The reason why this happens is songs are written by committee these days.
Major pop stars hold writing camps when they start a new project.
There was video with a guy explaining the process but I cant find it.
I found this article instead, which states the same as that video.
BBC Arts - BBC Arts - The pop-up hit factory: How a songwriter bootcamp helped Rihanna fight back
A-list producers and topliners were summoned to Los Angeles for two weeks and installed in studios around the city, their hotel and food all paid for. It was the kind of immensely expensive undertaking that only a major label can afford to arrange.
Nowhere are the production efficiencies of the track-and-hook method of writing better realised than in writer camp. A camp is like a pop-up hit factory. Labels and superstar artists convene them, and they generally last three or four days.
The usual format is to invite dozens or more track makers and topliners, who are mixed and matched in different combinations through the course of the camp, until every possible combination has been tried. Typically, a producer-topliner pair spends the morning working on a song, which they are supposed to finish by the lunch break. In the afternoon new pairs are formed by the camp counselors, and another song is written by dinner.
If the artist happens to be present, the artist circulates among the different sessions, throwing out concepts, checking on the works in progress, picking up musical pollen in one session and shedding it on others.
At the end of each morning and afternoon session, the campers come together and listen to one another’s songs. The peer pressure is such that virtually every session produces a song, which means twelve or more songs a day, or sixty a week, depending on the size of the camp.

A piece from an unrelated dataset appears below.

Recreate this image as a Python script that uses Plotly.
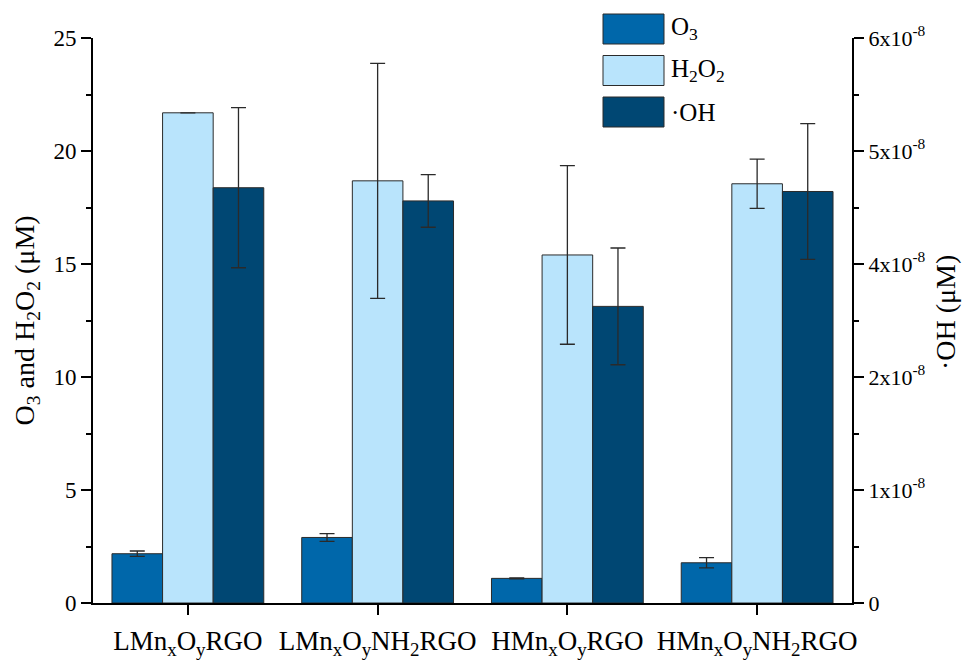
import plotly.graph_objects as go

# Samples and measured concentrations (μM)
samples = [
    "LMn<sub>x</sub>O<sub>y</sub>RGO",
    "LMn<sub>x</sub>O<sub>y</sub>NH<sub>2</sub>RGO",
    "HMn<sub>x</sub>O<sub>y</sub>RGO",
    "HMn<sub>x</sub>O<sub>y</sub>NH<sub>2</sub>RGO",
]
o3 = [2.18, 2.90, 1.09, 1.78]
o3_err = [0.12, 0.17, 0.02, 0.23]
h2o2 = [21.69, 18.68, 15.40, 18.55]
h2o2_err = [None, 5.20, 3.95, 1.09]
oh = [4.41e-8, 4.27e-8, 3.15e-8, 4.37e-8]
oh_err = [0.85e-8, 0.28e-8, 0.62e-8, 0.72e-8]

# Right-axis ticks and their printed labels
oh_tickvals = [0, 1.2e-8, 2.4e-8, 3.6e-8, 4.8e-8, 6.0e-8]
oh_ticktext = ["0", "1x10<sup>-8</sup>", "2x10<sup>-8</sup>", "4x10<sup>-8</sup>",
               "5x10<sup>-8</sup>", "6x10<sup>-8</sup>"]

names = ["O<sub>3</sub>", "H<sub>2</sub>O<sub>2</sub>", "·OH"]
colors = ["#0067aa", "#b9e4fc", "#004773"]

FONT = "Liberation Serif, Times New Roman, serif"
x = list(range(len(samples)))
bw = 0.8 / 3
outline = dict(color="#2b2b2b", width=1)


def err(vals):
    return dict(type="data", array=vals, visible=True, color="#2a2a2a",
                thickness=1.3, width=7.5)


fig = go.Figure()
fig.add_trace(go.Bar(x=x, y=o3, name=names[0], width=bw, offset=-0.4,
                     marker=dict(color=colors[0], line=outline), error_y=err(o3_err)))
fig.add_trace(go.Bar(x=x, y=h2o2, name=names[1], width=bw, offset=-0.4 + bw,
                     marker=dict(color=colors[1], line=outline), error_y=err(h2o2_err)))
fig.add_trace(go.Bar(x=x, y=oh, name=names[2], width=bw, offset=-0.4 + 2 * bw,
                     marker=dict(color=colors[2], line=outline), error_y=err(oh_err),
                     yaxis="y2"))

axis_common = dict(showline=True, linecolor="black", linewidth=2, ticks="outside",
                   tickcolor="black", tickwidth=2, ticklen=10, showgrid=False,
                   zeroline=False, automargin=False)

fig.update_layout(
    width=964, height=660,
    margin=dict(l=93, r=112, t=38, b=57),
    plot_bgcolor="white", paper_bgcolor="white",
    barmode="overlay", showlegend=False,
    font=dict(family=FONT, color="black", size=22),
    xaxis=dict(**axis_common, range=[-0.5, 3.5], tickmode="array", tickvals=x,
               ticktext=samples, tickfont=dict(size=27), tickangle=0,
               ticklabelstandoff=3),
    yaxis=dict(**axis_common, range=[0, 25], tickvals=[0, 5, 10, 15, 20, 25],
               tickfont=dict(size=23),
               minor=dict(ticks="outside", ticklen=5, tickwidth=2, tickcolor="black",
                          tick0=0, dtick=2.5)),
    yaxis2=dict(**axis_common, overlaying="y", side="right", range=[0, 6e-8],
                tickmode="array", tickvals=oh_tickvals, ticktext=oh_ticktext,
                tickfont=dict(size=22),
                minor=dict(ticks="outside", ticklen=5, tickwidth=2, tickcolor="black",
                           tickmode="linear", tick0=0, dtick=0.6e-8)),
)

# Axis titles
fig.add_annotation(text="O<sub>3</sub> and H<sub>2</sub>O<sub>2</sub> (μM)",
                   xref="paper", yref="paper", x=-0.087, y=0.50, textangle=-90,
                   showarrow=False, xanchor="center", yanchor="middle",
                   font=dict(size=28))
fig.add_annotation(text="·OH (μM)", xref="paper", yref="paper", x=1.1225, y=0.515,
                   textangle=-90, showarrow=False, xanchor="center", yanchor="middle",
                   font=dict(size=28))

# Legend drawn as large swatches at the top
plot_w, plot_h = 759, 565
for i, (nm, col) in enumerate(zip(names, colors)):
    top_px = 14 + i * 41.5
    y1 = (565 - (top_px - 38)) / plot_h
    y0 = y1 - 30 / plot_h
    fig.add_shape(type="rect", xref="paper", yref="paper",
                  x0=(603 - 93) / plot_w, x1=(664 - 93) / plot_w, y0=y0, y1=y1,
                  fillcolor=col, line=dict(color="#2b2b2b", width=1))
    fig.add_annotation(text=nm, xref="paper", yref="paper",
                       x=(669 - 93) / plot_w, y=(y0 + y1) / 2, showarrow=False,
                       xanchor="left", yanchor="middle", font=dict(size=25))

fig.write_html("out.html")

The Rihanna writer camp was an elite affair. Ne-Yo was there, as was [Scandinavian production duo] Stargate, and Ester Dean. Jay Brown played counselor to the campers, under the aegis of Def Jam management.
The reason the labels do this is because they are trying guarantee hits by treating music like a GMO food product.
Take his drums, take his samples, take her verse, take her hook, take his keyboard part, take his bassline and put it all together.
By the time it's done, you have 15 writers splitting small percentages of the total songwriting publishing.
The artist who the song is for will get writing and production credit and a big slice of the publishing, whether they contributed or not.